:: Source material ::

....................

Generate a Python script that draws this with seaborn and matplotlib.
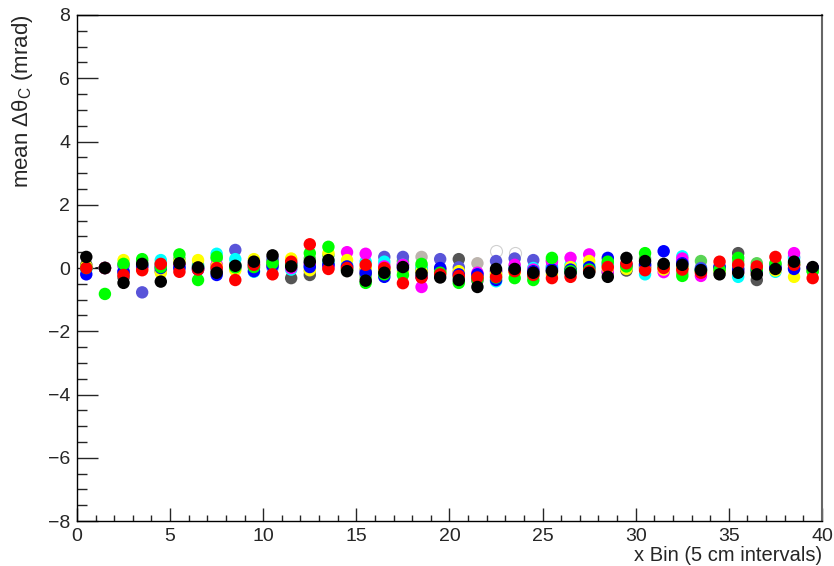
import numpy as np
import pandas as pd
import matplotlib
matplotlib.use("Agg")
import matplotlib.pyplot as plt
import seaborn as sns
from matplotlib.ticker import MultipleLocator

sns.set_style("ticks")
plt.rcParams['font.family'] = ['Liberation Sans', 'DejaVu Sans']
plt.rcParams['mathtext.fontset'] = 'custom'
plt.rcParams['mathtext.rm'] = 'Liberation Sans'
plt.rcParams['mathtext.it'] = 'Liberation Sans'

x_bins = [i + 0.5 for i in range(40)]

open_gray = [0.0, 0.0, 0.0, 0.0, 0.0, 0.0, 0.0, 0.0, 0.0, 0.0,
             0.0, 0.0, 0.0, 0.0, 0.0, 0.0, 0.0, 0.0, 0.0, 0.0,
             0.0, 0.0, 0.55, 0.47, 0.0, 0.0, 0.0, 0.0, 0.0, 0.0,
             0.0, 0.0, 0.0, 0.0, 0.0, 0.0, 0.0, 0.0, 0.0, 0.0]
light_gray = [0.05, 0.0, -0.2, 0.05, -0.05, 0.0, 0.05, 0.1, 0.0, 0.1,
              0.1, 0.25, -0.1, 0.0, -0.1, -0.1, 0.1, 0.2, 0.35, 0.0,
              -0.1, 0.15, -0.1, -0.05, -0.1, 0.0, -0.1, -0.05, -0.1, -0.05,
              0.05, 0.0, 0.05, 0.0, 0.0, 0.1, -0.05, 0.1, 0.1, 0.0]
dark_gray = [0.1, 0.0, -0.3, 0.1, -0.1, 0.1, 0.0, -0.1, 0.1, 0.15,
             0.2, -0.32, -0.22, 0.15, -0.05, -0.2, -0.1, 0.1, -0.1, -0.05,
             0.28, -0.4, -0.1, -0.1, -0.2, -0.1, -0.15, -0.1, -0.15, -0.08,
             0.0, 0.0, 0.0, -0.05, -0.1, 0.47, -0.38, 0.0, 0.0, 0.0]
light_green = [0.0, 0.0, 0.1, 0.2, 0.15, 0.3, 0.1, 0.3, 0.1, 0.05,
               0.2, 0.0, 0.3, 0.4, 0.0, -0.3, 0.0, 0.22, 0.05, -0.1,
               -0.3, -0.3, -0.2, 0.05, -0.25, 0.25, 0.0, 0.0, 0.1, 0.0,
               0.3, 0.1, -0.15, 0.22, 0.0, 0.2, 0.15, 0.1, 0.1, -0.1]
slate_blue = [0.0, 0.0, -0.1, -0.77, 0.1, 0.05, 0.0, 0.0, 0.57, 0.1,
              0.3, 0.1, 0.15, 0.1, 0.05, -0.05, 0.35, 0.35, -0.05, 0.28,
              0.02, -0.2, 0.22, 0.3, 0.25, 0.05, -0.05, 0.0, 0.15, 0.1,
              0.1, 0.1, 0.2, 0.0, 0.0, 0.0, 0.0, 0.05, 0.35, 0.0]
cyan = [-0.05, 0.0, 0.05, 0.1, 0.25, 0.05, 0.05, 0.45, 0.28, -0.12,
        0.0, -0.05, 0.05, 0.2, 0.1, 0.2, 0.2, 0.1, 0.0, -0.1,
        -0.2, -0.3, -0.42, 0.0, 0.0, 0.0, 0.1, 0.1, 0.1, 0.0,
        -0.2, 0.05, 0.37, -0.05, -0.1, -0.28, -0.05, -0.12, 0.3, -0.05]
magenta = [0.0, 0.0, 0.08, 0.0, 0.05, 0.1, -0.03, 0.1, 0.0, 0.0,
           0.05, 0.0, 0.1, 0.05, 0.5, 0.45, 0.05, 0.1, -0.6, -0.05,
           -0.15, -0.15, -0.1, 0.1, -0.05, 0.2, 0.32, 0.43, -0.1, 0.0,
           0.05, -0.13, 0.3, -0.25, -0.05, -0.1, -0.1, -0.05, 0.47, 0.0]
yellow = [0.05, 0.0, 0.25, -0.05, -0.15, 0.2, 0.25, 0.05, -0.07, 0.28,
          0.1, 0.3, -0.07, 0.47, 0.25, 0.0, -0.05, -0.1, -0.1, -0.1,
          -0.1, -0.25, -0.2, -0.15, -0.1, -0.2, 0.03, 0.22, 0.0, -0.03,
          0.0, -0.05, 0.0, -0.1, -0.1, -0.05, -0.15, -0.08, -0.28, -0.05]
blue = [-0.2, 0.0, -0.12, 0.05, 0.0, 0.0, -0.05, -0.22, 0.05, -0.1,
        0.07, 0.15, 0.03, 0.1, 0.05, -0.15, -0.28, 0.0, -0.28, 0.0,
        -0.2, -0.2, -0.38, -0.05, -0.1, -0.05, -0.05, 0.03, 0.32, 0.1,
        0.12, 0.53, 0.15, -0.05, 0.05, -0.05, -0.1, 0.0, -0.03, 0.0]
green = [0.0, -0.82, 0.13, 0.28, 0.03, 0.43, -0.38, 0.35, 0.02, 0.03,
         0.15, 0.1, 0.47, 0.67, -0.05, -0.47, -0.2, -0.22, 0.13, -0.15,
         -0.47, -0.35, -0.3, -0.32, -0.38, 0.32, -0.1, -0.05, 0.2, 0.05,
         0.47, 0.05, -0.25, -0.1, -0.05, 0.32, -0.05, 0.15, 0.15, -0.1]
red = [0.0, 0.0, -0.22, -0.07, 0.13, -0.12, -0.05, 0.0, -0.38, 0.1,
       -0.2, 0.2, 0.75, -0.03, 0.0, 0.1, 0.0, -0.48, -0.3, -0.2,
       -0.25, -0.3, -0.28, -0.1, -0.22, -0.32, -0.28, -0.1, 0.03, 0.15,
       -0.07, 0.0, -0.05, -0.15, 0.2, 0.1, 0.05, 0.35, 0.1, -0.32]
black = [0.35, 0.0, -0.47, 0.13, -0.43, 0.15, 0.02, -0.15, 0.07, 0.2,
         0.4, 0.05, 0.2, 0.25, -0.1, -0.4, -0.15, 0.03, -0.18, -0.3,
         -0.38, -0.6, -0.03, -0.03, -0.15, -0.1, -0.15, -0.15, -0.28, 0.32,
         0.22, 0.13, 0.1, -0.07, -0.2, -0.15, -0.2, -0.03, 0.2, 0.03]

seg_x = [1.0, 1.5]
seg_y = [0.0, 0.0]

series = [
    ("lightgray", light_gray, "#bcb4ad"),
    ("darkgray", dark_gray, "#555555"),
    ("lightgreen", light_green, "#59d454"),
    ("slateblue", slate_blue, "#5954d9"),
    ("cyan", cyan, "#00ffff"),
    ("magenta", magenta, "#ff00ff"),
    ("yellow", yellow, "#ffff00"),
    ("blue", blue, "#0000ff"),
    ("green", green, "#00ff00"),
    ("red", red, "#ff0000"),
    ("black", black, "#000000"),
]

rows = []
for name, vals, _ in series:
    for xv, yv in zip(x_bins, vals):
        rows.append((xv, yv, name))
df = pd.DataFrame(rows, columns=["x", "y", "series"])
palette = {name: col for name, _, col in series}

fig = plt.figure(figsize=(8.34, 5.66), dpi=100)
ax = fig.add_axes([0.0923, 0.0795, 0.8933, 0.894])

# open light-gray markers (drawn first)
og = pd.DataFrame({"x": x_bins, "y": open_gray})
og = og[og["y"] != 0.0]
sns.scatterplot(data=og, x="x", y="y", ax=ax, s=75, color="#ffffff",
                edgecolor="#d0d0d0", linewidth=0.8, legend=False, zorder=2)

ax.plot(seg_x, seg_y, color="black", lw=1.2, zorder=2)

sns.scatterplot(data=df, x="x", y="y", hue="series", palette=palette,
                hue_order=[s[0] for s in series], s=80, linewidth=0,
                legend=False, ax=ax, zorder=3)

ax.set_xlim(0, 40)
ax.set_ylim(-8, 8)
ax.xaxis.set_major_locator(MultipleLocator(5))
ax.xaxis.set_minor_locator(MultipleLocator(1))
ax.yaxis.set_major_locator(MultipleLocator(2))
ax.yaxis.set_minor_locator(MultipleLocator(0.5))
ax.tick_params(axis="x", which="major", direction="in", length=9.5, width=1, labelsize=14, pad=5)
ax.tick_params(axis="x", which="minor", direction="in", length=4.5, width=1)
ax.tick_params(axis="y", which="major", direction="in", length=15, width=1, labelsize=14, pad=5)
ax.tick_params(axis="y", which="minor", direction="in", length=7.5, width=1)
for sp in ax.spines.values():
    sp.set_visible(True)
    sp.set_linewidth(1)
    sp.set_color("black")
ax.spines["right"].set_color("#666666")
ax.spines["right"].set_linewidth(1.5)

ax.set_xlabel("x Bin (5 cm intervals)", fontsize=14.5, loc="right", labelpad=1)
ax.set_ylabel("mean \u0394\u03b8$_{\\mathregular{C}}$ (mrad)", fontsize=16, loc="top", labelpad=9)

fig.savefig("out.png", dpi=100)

....................

:: Task goal ::
Copy nothing but the lines from the top of the material through the line holding "from matplotlib.ticker import MultipleLocator", exactly as written; omit pictures.

:: Expected answer ::
Generate a Python script that draws this with seaborn and matplotlib.
import numpy as np
import pandas as pd
import matplotlib
matplotlib.use("Agg")
import matplotlib.pyplot as plt
import seaborn as sns
from matplotlib.ticker import MultipleLocator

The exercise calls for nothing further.